Investment crucial in core social sectors

Dr Mahmoud Mohiedin, Senior Vice-President for the 2030 Development Agenda, UN Relations and Partnerships, World Bank Group, addressing the media roundtable at World Bank Kuwait Office

KUWAIT CITY, March 11: “There has been an interesting and gradual shift in focus of World Bank’s country partnerships framework in the MENA region from capital investment in infrastructure towards investment and technical support in education and health,” says Mahmoud Mohiedin, Senior Vice-President, the 2030 Development Agenda, United Nations Relations and Partnerships, World Bank Group. He was replying to a question posed by Arab Times during the media roundtable on the World Bank Group’s agenda in the MENA Region at World Bank Kuwait Office, Al Hamra Tower on Monday.
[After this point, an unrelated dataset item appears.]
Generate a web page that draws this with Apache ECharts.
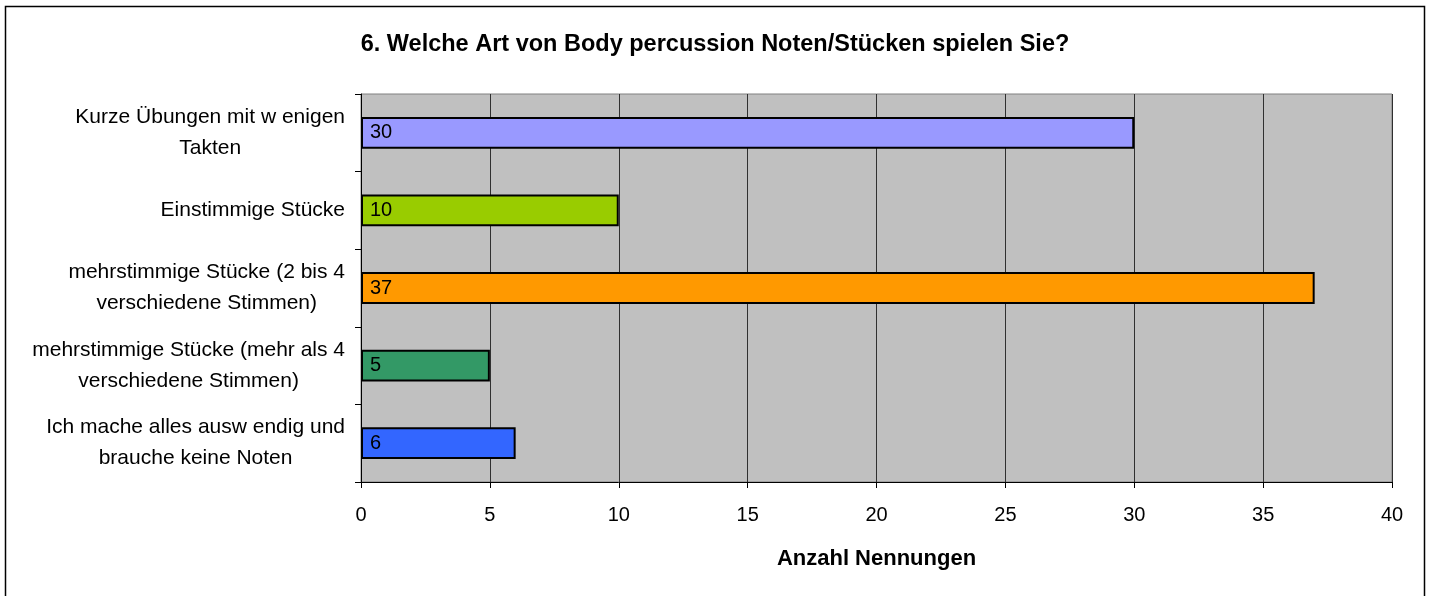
<!DOCTYPE html>
<html>
<head>
<meta charset="utf-8">
<script src="https://cdn.jsdelivr.net/npm/echarts@6/dist/echarts.min.js"></script>
<style>
html,body{margin:0;padding:0;background:#fff;}
#c{width:1430px;height:596px;}
</style>
</head>
<body>
<div id="c"></div>
<script>
const title = "6. Welche Art von Body percussion Noten/Stücken spielen Sie?";
const categories = [
  "Kurze Übungen mit w enigen\nTakten",
  "Einstimmige Stücke",
  "mehrstimmige Stücke (2 bis 4\nverschiedene Stimmen)",
  "mehrstimmige Stücke (mehr als 4\nverschiedene Stimmen)",
  "Ich mache alles ausw endig und\nbrauche keine Noten"
];
const values = [30, 10, 37, 5, 6];
const xAxisName = "Anzahl Nennungen";
const barColors = ["#9999FF", "#99CC00", "#FF9900", "#339966", "#3366FF"];

const chart = echarts.init(document.getElementById('c'), null, {renderer: 'canvas'});
const font = "Liberation Sans, Arial, sans-serif";
chart.setOption({
  animation: false,
  backgroundColor: '#ffffff',
  textStyle: {fontFamily: font},
  title: {
    text: title,
    left: 'center',
    top: 28,
    textStyle: {fontSize: 23.5, fontWeight: 'bold', color: '#000', fontFamily: font}
  },
  grid: {
    left: 361, right: 38, top: 94, bottom: 114,
    show: true, backgroundColor: '#C0C0C0', borderColor: '#808080', borderWidth: 1
  },
  xAxis: {
    type: 'value', min: 0, max: 40, interval: 5,
    name: xAxisName, nameLocation: 'middle', nameGap: 66,
    nameTextStyle: {fontSize: 22, fontWeight: 'bold', color: '#000', fontFamily: font},
    axisLine: {show: true, lineStyle: {color: '#000', width: 1}},
    axisTick: {show: true, length: 6, lineStyle: {color: '#000'}},
    axisLabel: {fontSize: 20, color: '#000', margin: 23, fontFamily: font},
    splitLine: {show: true, lineStyle: {color: '#303030', width: 1}}
  },
  yAxis: {
    type: 'category', inverse: true, data: categories,
    axisLine: {show: true, lineStyle: {color: '#000', width: 1}},
    axisTick: {show: true, length: 6, lineStyle: {color: '#000'}},
    axisLabel: {
      color: '#000', margin: 16, align: 'right', fontFamily: font,
      formatter: v => v.split('\n').map(l => '{c|' + l + '}').join('\n'),
      rich: {c: {align: 'center', fontSize: 21, lineHeight: 31, color: '#000', fontFamily: font}}
    },
    splitLine: {show: false}
  },
  series: [{
    type: 'bar',
    barWidth: '41%',
    data: values.map((v, i) => ({value: v, itemStyle: {color: barColors[i]}})),
    itemStyle: {borderColor: '#000', borderWidth: 2},
    label: {show: true, position: 'insideLeft', distance: 9, fontSize: 20, color: '#000', fontFamily: font}
  }],
  graphic: [{
    type: 'rect', silent: true, z: 100,
    shape: {x: 5.5, y: 6.5, width: 1419, height: 600},
    style: {fill: 'none', stroke: '#000', lineWidth: 1.5}
  }]
});
</script>
</body>
</html>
The Arab countries, except for a few, have not figured in the top 60 list of the latest World Bank’s Human Capital Index. The immediate reaction (from the governments in the region) was to take the issue of human capital more seriously than before, Mohiedin stated. A great deal of importance should be given to infrastructural development including infrastructural core technological transformation and digital transformation, he added.

The Human Capital Index is based on a certain methodology which is applied uniformly on all countries. Elaborating further on the topic, Mohiedin said that such a transformation cannot happen unless there is big investment in core social sectors like education and health. “When we make this kind of investment we put people first and we are putting two most important dimensions of education and health (including nutrition) as priority.”

Many of the infrastructural projects that are required for developments could be as well be supported by World Bank through different ways, the official added. One of them is through establishment of framework for maximizing of finance for development, which means that if there is an opportunity for the project in question to be funded through the private sector, the World Bank Group will work as a facilitator, he noted. For instance, instead of putting money for improvement of services in an airport terminal, we can channelize the money for health and education while the financing of the terminal services can be met through private-public partnership with World Bank Group acting as a facilitator, a guarantor and grant provider, he explained.

While witnessing such kind of gradual shift in approach and other reforms we have to keep in mind that such kinds of reforms cannot happen overnight, Mohiedin stated. “It requires lots of discussions on merits of that new approach with client governments.” Delving further into the regional scenario, he said that “the countries in the MENA region can be broadly classified into borrowers, which include Egypt, Jordan, Iraq, Morroco and those countries which do not need our money which are basically the high income countries.”